In the United States, the ability to incorporate the works of others in your research is protected by fair use. In other countries, you have to ask permission. A new study indicates that the restrictive laws of many European countries means they risk falling behind in data mining research.

Presented last week at the annual conference for the European Policy for Intellectual Property, a study looked at the share of data mining research compared to restrictive copyright laws and found — in accordance with common sense — that the more allowances countries made in their copyright laws for academic research, the greater their share of data mining research.


Current European Union legislation requires anyone using copyrighted material to get permission before using it, even if they’re legally accessing it. Any exception for academic research is optional.

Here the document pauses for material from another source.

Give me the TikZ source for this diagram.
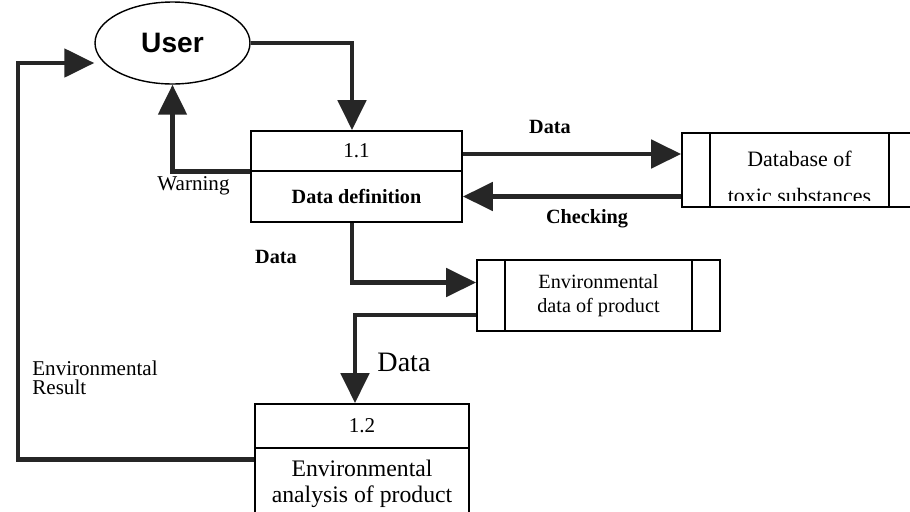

In the United States, fair use allows copyrighted material to be used without permission or payment in certain circumstances. § 107 specifically names “teaching (including multiple copies for classroom use), scholarship, or research” as examples of areas where this is legal.

What the researchers in this study — Christian Handke, of Erasmus University Rotterdam, Lucie Guibault, of the University of Amsterdam, and Joan-Josep Vallbé, of the University of Barcelona — did was compare a nation’s data mining output to its permissiveness. Using Thomson Reuters’ Web of Science database, they found 18,441 data mining articles from 1992-2014. They used the ratio of articles on data mining to total articles published in that time period, and found that countries with more permissive laws — like the United States — had a ratio three times the size of countries with more restrictive laws — like Germany.

The researchers concluded:

Our results suggest that in the case of academic research and DM, the adverse consequences of copyright protection on the creation of new information goods are greater than the benefits. DM research often draws on many input works to which others hold copyrights. Copyright exemptions or limitations could promote this type of research, at least to enable DM of input works that have been publicly financed.

The idea behind copyright is supposedly that it incentivizes creation by allowing the creators to make a profit on the effort expended. The reason copyright isn’t absolute is so that it doesn’t end up disincentivizing creation by restricting access to material. In the case of data mining — which by necessity often includes databases created by others — that’s exactly what appears to be happening. The more steps and costs involved, the less research gets done.